TASK DIRECTIONS -
From the entries below, copy every line holding the word "this".

[start of RECORD LIST]

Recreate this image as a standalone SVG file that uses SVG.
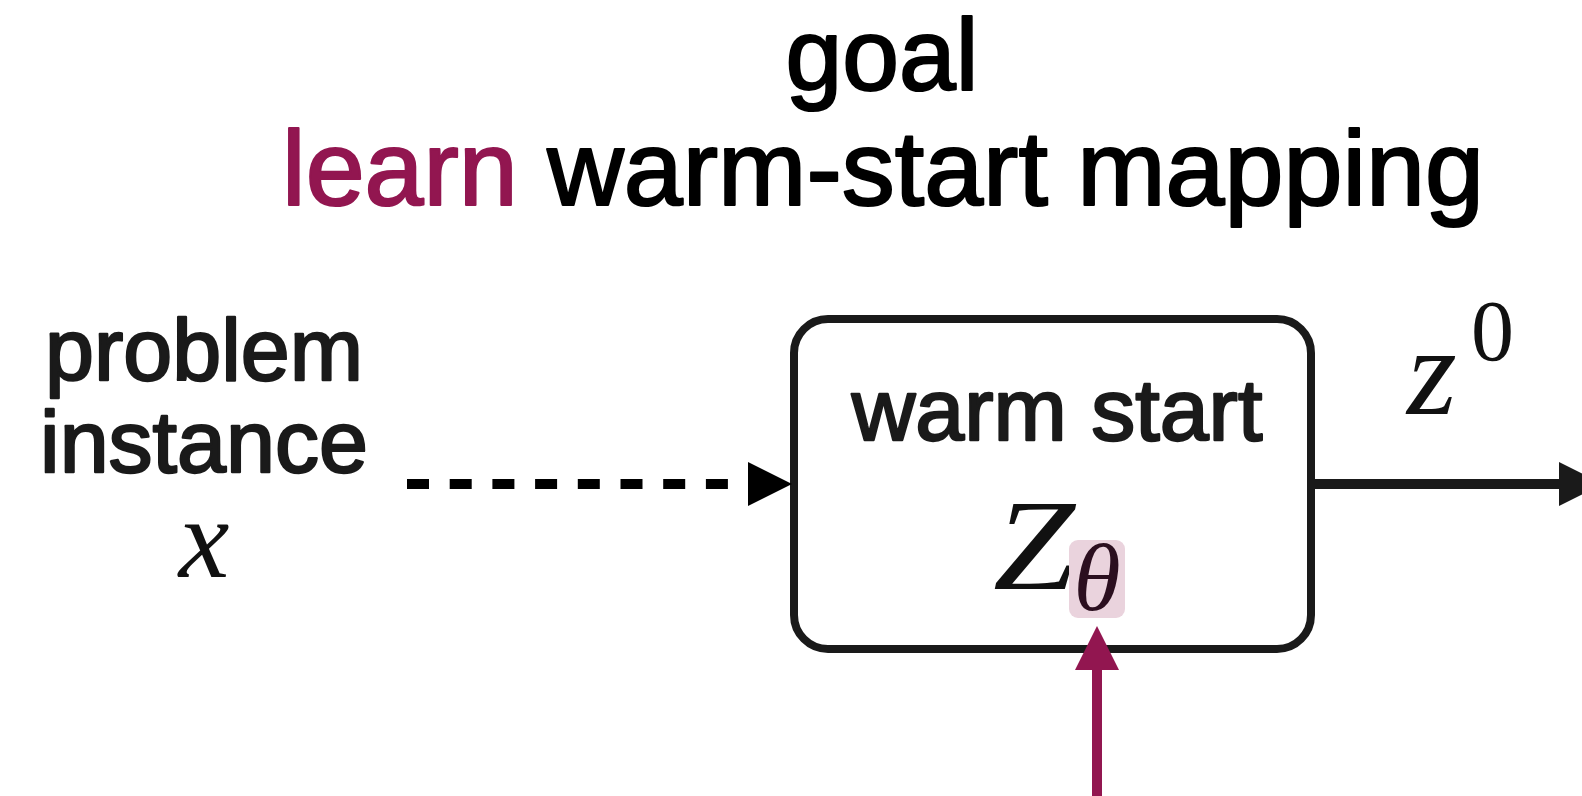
<svg xmlns="http://www.w3.org/2000/svg" width="1582" height="796" viewBox="0 0 1582 796">
  <style>
    .sans { font-family: "Liberation Sans", Arial, Helvetica, sans-serif; fill: #1a1a1a; stroke: #1a1a1a; stroke-width: 2.4; stroke-linejoin: round; }
    .title { font-family: "Liberation Sans", Arial, Helvetica, sans-serif; fill: #000000; stroke: #000000; stroke-width: 2.2; stroke-linejoin: round; }
    .math { font-family: "Liberation Serif", "DejaVu Serif", serif; font-style: italic; fill: #111111; }
    .upright { font-family: "Liberation Serif", "DejaVu Serif", serif; fill: #111111; }
    .accent { fill: #921650; stroke: #921650; }
  </style>
  <rect width="1582" height="796" fill="#ffffff"/>

  <!-- heading -->
  <g id="heading">
    <text class="title" x="882" y="90" font-size="102" text-anchor="middle">goal</text>
    <text class="title" x="883" y="205" font-size="106" text-anchor="middle"><tspan class="accent">learn</tspan> warm-start mapping</text>
  </g>

  <!-- input label -->
  <g id="input">
    <text class="sans" x="204" y="380" font-size="88" text-anchor="middle">problem</text>
    <text class="sans" x="204" y="472" font-size="88" text-anchor="middle">instance</text>
    <text class="math" x="204" y="577" font-size="114" text-anchor="middle">x</text>
  </g>

  <!-- warm start block -->
  <g id="warmstart">
    <rect x="794" y="319" width="517" height="330" rx="34" ry="34" fill="#ffffff" stroke="#1a1a1a" stroke-width="8"/>
    <text class="sans" x="1057" y="440" font-size="88" text-anchor="middle">warm start</text>
    <text class="math" x="993" y="589" font-size="130" textLength="82" lengthAdjust="spacingAndGlyphs">Z</text>
    <rect x="1069" y="540" width="56" height="78" rx="9" ry="9" fill="#ead3dd"/>
    <text class="math" x="1097" y="610" font-size="96" text-anchor="middle" style="fill:#2b0f1f">θ</text>
  </g>

  <!-- output label -->
  <g id="output">
    <text class="math" x="1407" y="414" font-size="128">z</text>
    <text class="upright" x="1471" y="360" font-size="86">0</text>
  </g>

  <!-- connectors -->
  <g id="connectors">
    <line x1="407" y1="484" x2="748" y2="484" stroke="#000000" stroke-width="10" stroke-dasharray="22 20.7"/>
    <polygon points="748,462 792,484 748,506" fill="#000000"/>
    <line x1="1315" y1="484" x2="1560" y2="484" stroke="#1a1a1a" stroke-width="10"/>
    <polygon points="1559,462 1603,484 1559,506" fill="#1a1a1a"/>
    <line x1="1097" y1="668" x2="1097" y2="796" stroke="#921650" stroke-width="10"/>
    <polygon points="1075,670 1097,626 1119,670" fill="#921650"/>
  </g>
</svg>
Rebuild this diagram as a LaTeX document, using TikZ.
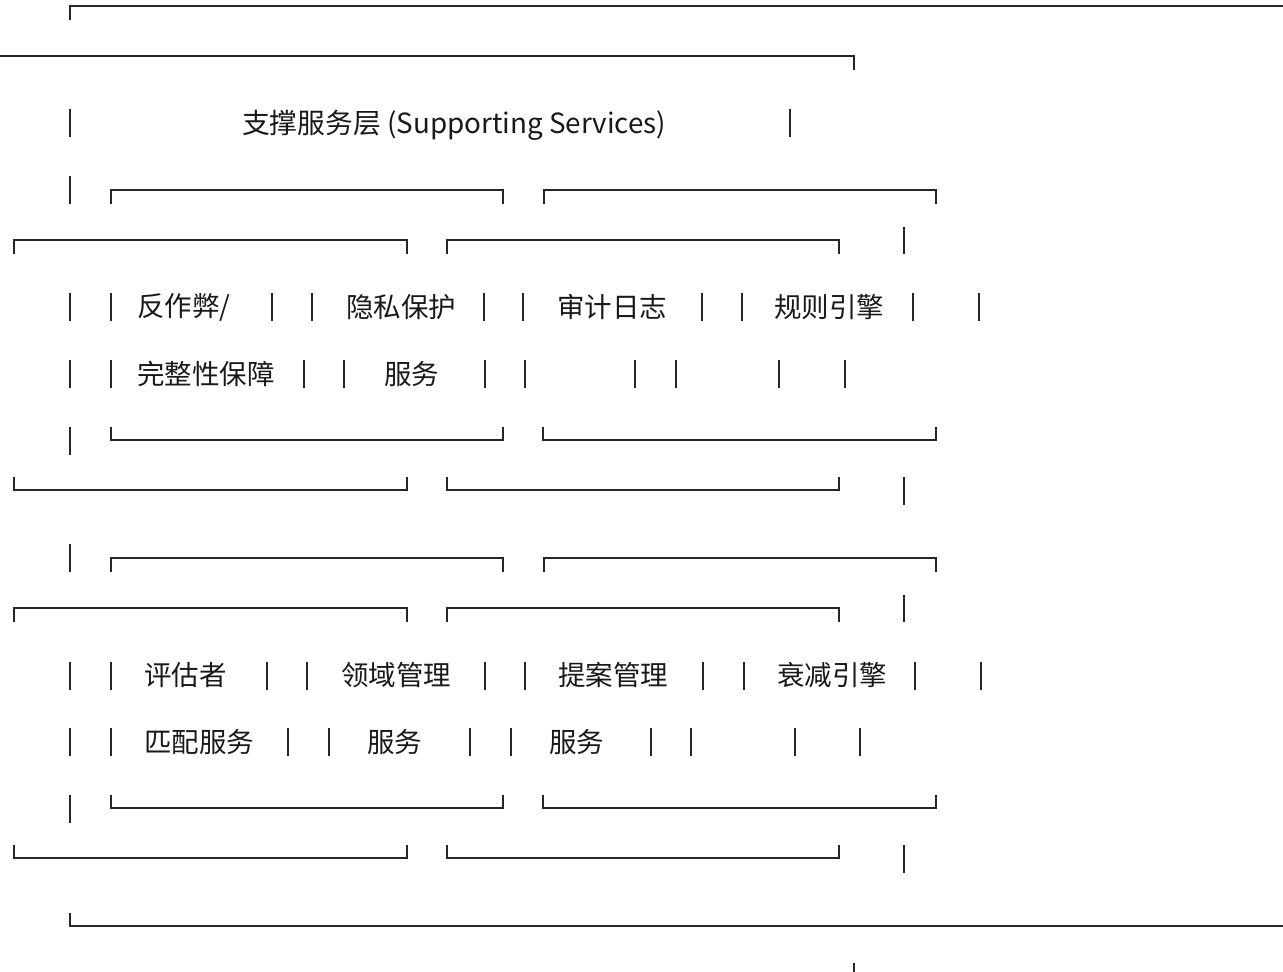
\documentclass[tikz,border=0pt]{standalone}
\usepackage{fontspec}
\setmainfont{Noto Sans CJK SC}
\begin{document}
\begin{tikzpicture}[x=1pt,y=-1pt,
  ln/.style={draw=black!85, line width=1.3pt},
  lbl/.style={anchor=west, inner sep=0pt, outer sep=0pt, font=\fontsize{27.5}{33}\selectfont, text=black!90}]
\useasboundingbox (0,0) rectangle (1283,972);
% top frame
\draw[ln] (70,20) -- (70,6) -- (1283,6);
\draw[ln] (0,56) -- (854,56) -- (854,70);
% title row
\draw[ln] (70,109) -- (70,137);
\draw[ln] (790,109) -- (790,137);
\node[lbl, font=\fontsize{27.8}{33}\selectfont] (title) at (242,125) {支撑服务层 (Supporting Services)};
% two blocks
\foreach \o in {0,368}{
  \begin{scope}[yshift=-\o pt]
  % row 4
  \draw[ln] (70,176) -- (70,204);
  \draw[ln] (111,204) -- (111,190) -- (503,190) -- (503,204);
  \draw[ln] (544,204) -- (544,190) -- (936,190) -- (936,204);
  % row 5
  \draw[ln] (14,254) -- (14,240) -- (407,240) -- (407,254);
  \draw[ln] (447,254) -- (447,240) -- (839,240) -- (839,254);
  \draw[ln] (904,227) -- (904,254);
  % row 8
  \draw[ln] (70,427) -- (70,455);
  \draw[ln] (111,427) -- (111,440) -- (503,440) -- (503,427);
  \draw[ln] (543,427) -- (543,440) -- (936,440) -- (936,427);
  % row 9
  \draw[ln] (14,477) -- (14,490) -- (407,490) -- (407,477);
  \draw[ln] (447,477) -- (447,490) -- (839,490) -- (839,477);
  \draw[ln] (904,477) -- (904,505);
  \end{scope}
}
% block A text rows
\foreach \x in {70,111,272,312,484,523,702,742,913,979}{\draw[ln] (\x,293) -- (\x,321);}
\foreach \x in {70,111,304,344,485,525,635,676,779,845}{\draw[ln] (\x,360) -- (\x,388);}
\node[lbl] (a1) at (137,307) {反作弊/};
\node[lbl] (a2) at (346,307) {隐私保护};
\node[lbl] (a3) at (557,307) {审计日志};
\node[lbl] (a4) at (774,307) {规则引擎};
\node[lbl] (a5) at (137,374) {完整性保障};
\node[lbl] (a6) at (384,374) {服务};
% block B text rows
\foreach \x in {70,111,267,307,485,525,703,744,915,981}{\draw[ln] (\x,662) -- (\x,690);}
\foreach \x in {70,111,288,329,470,511,651,691,795,860}{\draw[ln] (\x,728) -- (\x,756);}
\node[lbl] (b1) at (144,675) {评估者};
\node[lbl] (b2) at (341,675) {领域管理};
\node[lbl] (b3) at (558,675) {提案管理};
\node[lbl] (b4) at (777,675) {衰减引擎};
\node[lbl] (b5) at (144,742) {匹配服务};
\node[lbl] (b6) at (367,742) {服务};
\node[lbl] (b7) at (549,742) {服务};
% bottom frame
\draw[ln] (70,913) -- (70,926) -- (1283,926);
\draw[ln] (854,963) -- (854,972);
\end{tikzpicture}
\end{document}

[end of RECORD LIST]

SOLUTION TO THE PROBLEM -
Recreate this image as a standalone SVG file that uses SVG.
Rebuild this diagram as a LaTeX document, using TikZ.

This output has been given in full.